COLLECTION GEORGES COUTURAT (1890-1948)
Grand marchand, mécène et collectionneur de la première partie du XXème siècle, Georges Couturat était un ami des peintres. Grand-oncle des propriétaires actuels suisses par alliance d'une famille patricienne vaudoise, il a oeuvré pour valoriser le travail des artistes de la modernité comme Manguin, Camoin, Cross, Signac, etc...
Il a constitué une extraordinaire collection de plusieurs centaines d'oeuvres dans son appartement parisien incluant l'un des chef d'oeuvres de Caillebotte,"L'homme au balcon".

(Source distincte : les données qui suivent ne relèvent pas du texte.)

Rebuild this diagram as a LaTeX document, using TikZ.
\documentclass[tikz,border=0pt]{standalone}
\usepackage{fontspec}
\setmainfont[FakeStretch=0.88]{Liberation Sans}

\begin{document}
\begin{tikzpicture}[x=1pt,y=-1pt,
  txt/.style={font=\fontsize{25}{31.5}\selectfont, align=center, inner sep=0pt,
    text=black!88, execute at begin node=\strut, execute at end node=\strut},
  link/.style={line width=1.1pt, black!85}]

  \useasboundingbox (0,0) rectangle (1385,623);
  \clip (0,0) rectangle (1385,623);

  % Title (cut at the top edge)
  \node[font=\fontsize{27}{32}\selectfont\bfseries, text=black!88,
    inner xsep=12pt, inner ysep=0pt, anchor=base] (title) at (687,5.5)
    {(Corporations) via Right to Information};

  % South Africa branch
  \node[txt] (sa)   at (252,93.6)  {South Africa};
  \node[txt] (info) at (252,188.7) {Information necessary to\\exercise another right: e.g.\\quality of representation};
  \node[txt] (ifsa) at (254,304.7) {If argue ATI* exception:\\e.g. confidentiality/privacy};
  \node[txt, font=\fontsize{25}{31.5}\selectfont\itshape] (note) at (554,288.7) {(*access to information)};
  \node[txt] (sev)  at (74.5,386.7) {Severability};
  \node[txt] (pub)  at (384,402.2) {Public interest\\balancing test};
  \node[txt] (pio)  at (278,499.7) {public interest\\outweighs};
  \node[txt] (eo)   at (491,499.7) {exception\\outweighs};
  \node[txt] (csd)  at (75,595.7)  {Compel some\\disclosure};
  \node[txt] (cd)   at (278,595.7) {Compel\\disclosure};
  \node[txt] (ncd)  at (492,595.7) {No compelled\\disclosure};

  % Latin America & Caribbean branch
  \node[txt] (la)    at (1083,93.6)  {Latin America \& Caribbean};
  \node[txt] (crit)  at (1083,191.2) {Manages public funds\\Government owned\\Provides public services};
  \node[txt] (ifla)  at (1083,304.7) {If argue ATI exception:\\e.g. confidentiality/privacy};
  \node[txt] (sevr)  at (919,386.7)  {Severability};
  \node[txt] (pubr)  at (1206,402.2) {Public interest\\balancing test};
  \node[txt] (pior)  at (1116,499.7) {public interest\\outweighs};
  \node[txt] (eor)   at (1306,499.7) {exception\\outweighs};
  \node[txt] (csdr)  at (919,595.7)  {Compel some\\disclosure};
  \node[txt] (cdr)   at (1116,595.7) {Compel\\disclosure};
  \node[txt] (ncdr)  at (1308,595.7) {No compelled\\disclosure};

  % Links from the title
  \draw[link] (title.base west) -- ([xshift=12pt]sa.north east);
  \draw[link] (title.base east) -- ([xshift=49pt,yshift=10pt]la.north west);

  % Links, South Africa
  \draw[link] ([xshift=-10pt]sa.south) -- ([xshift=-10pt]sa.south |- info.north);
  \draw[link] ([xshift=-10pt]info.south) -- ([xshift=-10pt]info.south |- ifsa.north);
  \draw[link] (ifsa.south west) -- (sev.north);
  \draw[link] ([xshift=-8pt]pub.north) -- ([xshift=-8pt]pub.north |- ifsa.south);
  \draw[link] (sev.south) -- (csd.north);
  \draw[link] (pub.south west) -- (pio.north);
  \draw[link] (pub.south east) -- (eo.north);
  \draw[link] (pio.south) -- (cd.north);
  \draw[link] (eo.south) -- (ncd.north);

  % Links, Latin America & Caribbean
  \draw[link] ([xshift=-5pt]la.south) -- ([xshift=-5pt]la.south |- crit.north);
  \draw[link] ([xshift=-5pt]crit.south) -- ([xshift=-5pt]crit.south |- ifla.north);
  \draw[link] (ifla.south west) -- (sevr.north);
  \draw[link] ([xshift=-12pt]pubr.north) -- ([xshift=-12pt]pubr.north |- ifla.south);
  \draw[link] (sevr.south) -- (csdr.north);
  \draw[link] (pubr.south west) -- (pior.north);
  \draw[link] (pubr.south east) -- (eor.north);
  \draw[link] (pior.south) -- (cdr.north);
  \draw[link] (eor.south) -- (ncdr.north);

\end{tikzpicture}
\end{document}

En tant qu’esthète, il n’hésitait pas à prodiguer ses conseils aux artistes au cours de leurs processus de création. Plus qu’un conseillé pour certains, sa relation avec Manguin pouvait s’apparenter à celle d’un confident, confortant ce dernier dans ses moments de doute, il l’aida à établir sa propre peinture.
Toutes les oeuvres provenant de cette collection et marquées en bleu dans le catalogue papier (lots 17 à 35 et 2106 à 2226) ont été conservées par descendance dans la famille jusqu'à ce jour.